I also feel a little disconnected from this poem because it dates back to before the writing hiatus I began (unintentionally) in 1994, when my life got just a little nuts. I was starting to get some good publications, and had a couple of chapbook manuscripts that were finalists in various competitions, and then I stopped for about six years -- barely writing at all, and sending out almost nothing. When I came back to it -- after grief, love, more grief, and library school -- it felt like starting over, in so many ways. I'll write about that someday.

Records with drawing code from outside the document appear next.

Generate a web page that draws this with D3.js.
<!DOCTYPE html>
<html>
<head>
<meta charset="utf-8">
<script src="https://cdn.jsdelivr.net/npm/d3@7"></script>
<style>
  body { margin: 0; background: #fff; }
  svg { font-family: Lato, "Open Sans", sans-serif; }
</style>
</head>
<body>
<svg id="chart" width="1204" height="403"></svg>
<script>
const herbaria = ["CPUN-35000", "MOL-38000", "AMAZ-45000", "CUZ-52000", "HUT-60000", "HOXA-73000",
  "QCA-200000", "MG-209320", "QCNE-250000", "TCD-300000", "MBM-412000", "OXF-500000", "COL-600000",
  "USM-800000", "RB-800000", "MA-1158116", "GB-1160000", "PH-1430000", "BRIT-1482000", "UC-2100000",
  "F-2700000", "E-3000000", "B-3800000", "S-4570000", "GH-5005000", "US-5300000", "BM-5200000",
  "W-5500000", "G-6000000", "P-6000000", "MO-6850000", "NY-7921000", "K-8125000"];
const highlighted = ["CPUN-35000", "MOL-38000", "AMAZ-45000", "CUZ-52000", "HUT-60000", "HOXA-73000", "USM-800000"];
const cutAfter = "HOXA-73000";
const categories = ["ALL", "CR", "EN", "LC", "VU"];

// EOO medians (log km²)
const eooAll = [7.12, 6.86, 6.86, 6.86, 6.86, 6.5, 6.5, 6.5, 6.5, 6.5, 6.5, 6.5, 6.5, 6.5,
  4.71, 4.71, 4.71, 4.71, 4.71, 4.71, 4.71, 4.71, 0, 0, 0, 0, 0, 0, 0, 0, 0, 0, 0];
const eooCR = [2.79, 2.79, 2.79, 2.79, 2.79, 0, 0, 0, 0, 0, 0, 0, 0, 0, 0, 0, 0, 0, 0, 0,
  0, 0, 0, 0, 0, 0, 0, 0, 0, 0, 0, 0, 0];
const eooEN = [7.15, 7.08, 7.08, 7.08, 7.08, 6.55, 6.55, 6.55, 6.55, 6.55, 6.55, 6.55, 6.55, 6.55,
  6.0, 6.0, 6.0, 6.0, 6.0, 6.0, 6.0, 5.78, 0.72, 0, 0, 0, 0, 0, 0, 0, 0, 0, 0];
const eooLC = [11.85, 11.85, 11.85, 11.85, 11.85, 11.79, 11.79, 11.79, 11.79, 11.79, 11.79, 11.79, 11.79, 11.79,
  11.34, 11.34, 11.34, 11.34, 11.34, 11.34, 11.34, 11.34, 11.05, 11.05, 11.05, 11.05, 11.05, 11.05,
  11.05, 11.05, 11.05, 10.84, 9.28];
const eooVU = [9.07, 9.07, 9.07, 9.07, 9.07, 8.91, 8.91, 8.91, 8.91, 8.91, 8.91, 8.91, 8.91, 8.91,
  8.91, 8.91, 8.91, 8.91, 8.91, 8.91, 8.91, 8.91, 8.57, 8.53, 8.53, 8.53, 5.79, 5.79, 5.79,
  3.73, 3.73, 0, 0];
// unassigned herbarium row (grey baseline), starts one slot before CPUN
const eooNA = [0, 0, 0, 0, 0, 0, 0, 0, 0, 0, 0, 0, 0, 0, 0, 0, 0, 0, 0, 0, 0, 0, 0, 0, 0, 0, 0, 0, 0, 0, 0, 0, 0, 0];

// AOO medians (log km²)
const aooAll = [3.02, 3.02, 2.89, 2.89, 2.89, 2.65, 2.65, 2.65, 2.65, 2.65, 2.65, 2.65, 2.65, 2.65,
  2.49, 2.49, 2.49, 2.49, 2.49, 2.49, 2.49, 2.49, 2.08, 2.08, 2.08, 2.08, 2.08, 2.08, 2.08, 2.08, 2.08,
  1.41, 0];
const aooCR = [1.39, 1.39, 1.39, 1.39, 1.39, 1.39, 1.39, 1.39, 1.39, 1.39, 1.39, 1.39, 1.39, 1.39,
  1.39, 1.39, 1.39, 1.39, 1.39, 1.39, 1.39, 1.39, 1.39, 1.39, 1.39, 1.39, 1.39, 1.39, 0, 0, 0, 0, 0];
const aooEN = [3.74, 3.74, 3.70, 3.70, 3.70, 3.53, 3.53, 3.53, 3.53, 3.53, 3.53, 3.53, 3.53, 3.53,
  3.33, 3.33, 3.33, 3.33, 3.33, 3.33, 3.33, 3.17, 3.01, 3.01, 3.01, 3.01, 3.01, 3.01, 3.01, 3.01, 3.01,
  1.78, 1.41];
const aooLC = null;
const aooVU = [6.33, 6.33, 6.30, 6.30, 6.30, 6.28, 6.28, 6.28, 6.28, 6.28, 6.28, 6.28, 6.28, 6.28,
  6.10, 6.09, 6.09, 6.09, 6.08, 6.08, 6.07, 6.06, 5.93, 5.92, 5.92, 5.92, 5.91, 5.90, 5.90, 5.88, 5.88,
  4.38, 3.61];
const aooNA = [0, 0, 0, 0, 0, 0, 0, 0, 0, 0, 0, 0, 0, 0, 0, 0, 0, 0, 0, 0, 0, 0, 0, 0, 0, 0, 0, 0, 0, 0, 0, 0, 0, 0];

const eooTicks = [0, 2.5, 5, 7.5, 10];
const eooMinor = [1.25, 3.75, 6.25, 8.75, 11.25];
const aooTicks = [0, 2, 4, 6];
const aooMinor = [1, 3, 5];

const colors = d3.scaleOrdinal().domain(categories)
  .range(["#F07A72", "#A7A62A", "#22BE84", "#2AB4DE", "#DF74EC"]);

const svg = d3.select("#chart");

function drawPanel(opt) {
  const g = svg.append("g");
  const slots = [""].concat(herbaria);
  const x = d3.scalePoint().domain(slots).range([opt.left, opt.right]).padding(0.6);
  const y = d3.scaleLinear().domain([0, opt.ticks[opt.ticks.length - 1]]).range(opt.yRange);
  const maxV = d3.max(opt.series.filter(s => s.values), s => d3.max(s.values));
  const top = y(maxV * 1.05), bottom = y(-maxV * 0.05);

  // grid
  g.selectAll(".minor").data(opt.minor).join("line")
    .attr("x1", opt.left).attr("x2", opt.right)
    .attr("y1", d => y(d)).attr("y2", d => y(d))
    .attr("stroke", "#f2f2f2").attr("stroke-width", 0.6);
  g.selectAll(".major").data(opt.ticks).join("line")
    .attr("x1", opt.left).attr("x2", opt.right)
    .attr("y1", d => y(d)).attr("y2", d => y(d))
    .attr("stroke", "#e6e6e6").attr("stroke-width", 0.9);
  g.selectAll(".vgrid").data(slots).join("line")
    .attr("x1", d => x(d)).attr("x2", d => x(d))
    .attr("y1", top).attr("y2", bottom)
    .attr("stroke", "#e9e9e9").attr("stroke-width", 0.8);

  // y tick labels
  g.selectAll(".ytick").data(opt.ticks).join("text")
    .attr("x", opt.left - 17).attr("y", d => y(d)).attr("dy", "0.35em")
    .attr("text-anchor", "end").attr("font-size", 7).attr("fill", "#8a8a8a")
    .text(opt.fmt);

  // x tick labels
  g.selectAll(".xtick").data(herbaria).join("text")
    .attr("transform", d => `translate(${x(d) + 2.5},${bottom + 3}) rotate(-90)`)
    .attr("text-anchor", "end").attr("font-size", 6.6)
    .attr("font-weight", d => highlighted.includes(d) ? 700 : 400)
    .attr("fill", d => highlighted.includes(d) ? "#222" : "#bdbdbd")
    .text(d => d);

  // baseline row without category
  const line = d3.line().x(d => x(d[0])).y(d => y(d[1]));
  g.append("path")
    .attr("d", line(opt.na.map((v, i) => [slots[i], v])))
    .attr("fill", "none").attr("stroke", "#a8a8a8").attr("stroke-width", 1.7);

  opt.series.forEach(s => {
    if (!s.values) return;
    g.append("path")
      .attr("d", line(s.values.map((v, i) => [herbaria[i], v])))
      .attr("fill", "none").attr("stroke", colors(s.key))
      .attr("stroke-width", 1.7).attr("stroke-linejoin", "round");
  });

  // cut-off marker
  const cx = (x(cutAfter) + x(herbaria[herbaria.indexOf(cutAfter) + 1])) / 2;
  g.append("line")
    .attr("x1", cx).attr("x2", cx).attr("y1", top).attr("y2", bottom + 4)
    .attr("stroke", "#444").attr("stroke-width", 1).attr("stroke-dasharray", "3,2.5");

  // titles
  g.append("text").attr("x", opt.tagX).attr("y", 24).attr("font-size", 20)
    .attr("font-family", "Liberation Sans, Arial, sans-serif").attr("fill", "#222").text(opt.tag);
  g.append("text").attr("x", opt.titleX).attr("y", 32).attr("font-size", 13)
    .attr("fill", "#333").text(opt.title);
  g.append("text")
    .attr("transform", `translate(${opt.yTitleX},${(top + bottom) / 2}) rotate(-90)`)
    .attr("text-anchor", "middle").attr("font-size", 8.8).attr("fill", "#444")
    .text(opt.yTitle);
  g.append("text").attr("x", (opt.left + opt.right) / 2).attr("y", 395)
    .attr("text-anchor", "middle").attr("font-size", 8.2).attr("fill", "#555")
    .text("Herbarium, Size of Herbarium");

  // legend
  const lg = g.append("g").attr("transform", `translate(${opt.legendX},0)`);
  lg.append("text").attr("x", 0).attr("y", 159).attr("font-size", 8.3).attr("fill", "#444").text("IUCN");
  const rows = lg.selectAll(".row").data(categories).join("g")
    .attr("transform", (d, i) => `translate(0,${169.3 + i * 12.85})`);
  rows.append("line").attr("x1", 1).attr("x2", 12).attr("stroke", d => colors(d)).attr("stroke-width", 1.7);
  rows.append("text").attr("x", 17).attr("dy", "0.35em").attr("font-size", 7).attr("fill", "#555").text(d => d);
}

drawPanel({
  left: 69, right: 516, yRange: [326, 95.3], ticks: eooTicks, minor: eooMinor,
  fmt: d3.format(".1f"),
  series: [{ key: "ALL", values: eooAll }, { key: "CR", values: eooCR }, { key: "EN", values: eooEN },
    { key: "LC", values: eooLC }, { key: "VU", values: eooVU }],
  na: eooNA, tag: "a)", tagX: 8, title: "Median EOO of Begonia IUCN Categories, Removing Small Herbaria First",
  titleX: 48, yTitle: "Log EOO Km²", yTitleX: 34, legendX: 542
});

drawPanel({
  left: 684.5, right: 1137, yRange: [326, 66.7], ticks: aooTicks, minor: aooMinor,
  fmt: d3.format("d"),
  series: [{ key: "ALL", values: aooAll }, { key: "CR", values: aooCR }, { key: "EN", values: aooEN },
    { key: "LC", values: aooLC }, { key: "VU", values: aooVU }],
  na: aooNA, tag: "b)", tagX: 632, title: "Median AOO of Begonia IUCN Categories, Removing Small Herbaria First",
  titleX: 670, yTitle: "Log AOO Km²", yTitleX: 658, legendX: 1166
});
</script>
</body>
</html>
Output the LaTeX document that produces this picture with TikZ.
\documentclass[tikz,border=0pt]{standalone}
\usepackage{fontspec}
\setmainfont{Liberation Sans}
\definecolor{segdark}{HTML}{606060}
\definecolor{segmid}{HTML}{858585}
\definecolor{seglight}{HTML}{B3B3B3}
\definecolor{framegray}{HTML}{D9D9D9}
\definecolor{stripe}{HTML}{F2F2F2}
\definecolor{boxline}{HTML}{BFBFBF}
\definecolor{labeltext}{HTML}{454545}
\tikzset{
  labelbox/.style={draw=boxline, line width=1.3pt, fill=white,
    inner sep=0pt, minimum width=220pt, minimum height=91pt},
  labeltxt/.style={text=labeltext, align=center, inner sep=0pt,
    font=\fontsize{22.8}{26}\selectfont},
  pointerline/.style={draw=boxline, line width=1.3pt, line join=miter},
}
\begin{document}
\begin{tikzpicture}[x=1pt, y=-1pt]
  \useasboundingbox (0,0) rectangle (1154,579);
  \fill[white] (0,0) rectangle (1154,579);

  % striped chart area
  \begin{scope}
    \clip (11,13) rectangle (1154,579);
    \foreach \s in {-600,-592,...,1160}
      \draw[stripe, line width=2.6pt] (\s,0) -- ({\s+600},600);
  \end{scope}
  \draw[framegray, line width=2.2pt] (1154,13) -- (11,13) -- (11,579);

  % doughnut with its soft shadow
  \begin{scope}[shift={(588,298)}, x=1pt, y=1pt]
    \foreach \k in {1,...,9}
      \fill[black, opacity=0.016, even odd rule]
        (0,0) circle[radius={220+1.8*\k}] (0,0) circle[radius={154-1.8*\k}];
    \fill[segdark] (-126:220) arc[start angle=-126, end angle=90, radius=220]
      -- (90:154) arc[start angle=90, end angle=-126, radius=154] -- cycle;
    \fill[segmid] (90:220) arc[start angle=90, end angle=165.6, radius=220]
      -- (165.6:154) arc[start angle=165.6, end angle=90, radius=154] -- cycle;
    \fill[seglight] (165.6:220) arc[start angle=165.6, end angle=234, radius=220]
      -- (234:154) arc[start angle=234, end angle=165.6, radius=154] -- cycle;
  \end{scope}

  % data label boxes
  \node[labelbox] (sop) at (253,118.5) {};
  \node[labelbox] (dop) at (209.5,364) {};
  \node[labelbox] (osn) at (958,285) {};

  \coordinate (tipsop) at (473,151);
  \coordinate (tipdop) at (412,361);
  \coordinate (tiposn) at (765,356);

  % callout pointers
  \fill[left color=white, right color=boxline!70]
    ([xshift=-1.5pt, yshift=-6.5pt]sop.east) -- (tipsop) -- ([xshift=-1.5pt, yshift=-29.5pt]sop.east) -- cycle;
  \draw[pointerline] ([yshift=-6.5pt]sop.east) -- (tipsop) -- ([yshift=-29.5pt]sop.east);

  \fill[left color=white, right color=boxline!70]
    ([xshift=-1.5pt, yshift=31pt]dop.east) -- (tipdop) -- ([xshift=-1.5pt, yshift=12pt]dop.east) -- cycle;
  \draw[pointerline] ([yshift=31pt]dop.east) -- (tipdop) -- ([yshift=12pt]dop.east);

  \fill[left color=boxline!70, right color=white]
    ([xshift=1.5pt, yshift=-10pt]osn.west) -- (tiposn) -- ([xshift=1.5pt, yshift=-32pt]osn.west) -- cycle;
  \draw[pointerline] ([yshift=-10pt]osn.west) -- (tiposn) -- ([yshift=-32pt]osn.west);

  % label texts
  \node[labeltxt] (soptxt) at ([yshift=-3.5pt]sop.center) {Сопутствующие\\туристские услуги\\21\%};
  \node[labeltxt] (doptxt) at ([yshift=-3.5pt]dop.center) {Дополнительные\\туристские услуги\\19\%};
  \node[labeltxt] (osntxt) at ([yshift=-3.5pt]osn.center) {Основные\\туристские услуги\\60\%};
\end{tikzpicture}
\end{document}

Anyway, here it is, just for grins.
* * * * *
Telling Stories, The Evening Star
1.
I drink strong coffee to wash
the taste of blood from my mouth.
I tell myself stories as I fall asleep
to banish the taste of blood
from my dreams.
One blood is mine,
one someone else's.
I bite the inside
of my cheeks sometimes
to stop myself from speaking.
2.
Venus glitters, evening star,
like an idea I might have had.
In the morning
the waning moon will cast
pale light on crusted snow.
I walk outside in these times
of half-light, trying to name
the colors. The names elude me
and so the colors fade
into night or into day. In the west,
past twilight, Venus sinks
imperceptibly lower each moment,
a piercing light that makes the sky
look darker, that gives bare branches
the fierce clarity of knives.
My breath is a pale cloud, descending.
3.
One morning I wake with a stiff neck.
Nothing helps, not heat, not stretching.
All day I stumble clumsily, trying not
to turn my head, gasping with pain
at any sudden movement.
Feeding the cats, I lower myself
slowly to the bowls; folding laundry,
I am careful not to jostle.
And I think, how we arrange
our lives around our pain,
the care we take.
I step out into stars and snow,
but stiff and sore, I can't look up.
I take the evening star on faith,
its steady light slipping westward.
I don't need faith for the ice underfoot,
the crunch of the snow's crust,
the cold that numbs my feet.
The taste of my own blood
warms me. My breath
rises like the end
of a question,
like a story I'd tell.
-A.H. 1989
8 comments:
That's a terrific poem.
I'd think you could find a place for that in your manuscript.
If not, may I borrow it?
love the poem.
ahem, wanna guess my mother's age? ;)
Wow. I like this poem. And I loved hearing a little more about your writing life/writing journey.
It's fascinating what derails us at times. And what gets us back on track. xop
Greg: Thanks! Who knows, it may find a spot yet...
MM: How much younger than me is she? I know I'm not old enough to be your GRANDmother... :P
Peter: Thanks! It is weird to think about having been so derailed for so long, and I'm still not sure what it was that brought me back, but thank goodness for it. I guess most people's writing careers don't take the most direct trajectory, eh?
I can totally relate to everything you said in your post and poem :) I have so many that I wrote and felt so close to before my hiatus as well, but now they just don't call to me as much.
I really love the idea of biting your cheek inside to keep from talking.
6 seems to be a pretty common number of years for people to stop. I stopped when I was about 24 and didn't start up again until I was almost 31. Isn't it amazing that we still manage to come back to it?
Niiiice poem, Anne.
Fantabulous poem, Anne. Thanks for sharing. It will find a home in a manuscript of yours eventually.
Jessie: What made you stop, do you know? I'd be interested in the story if you want to blog about it.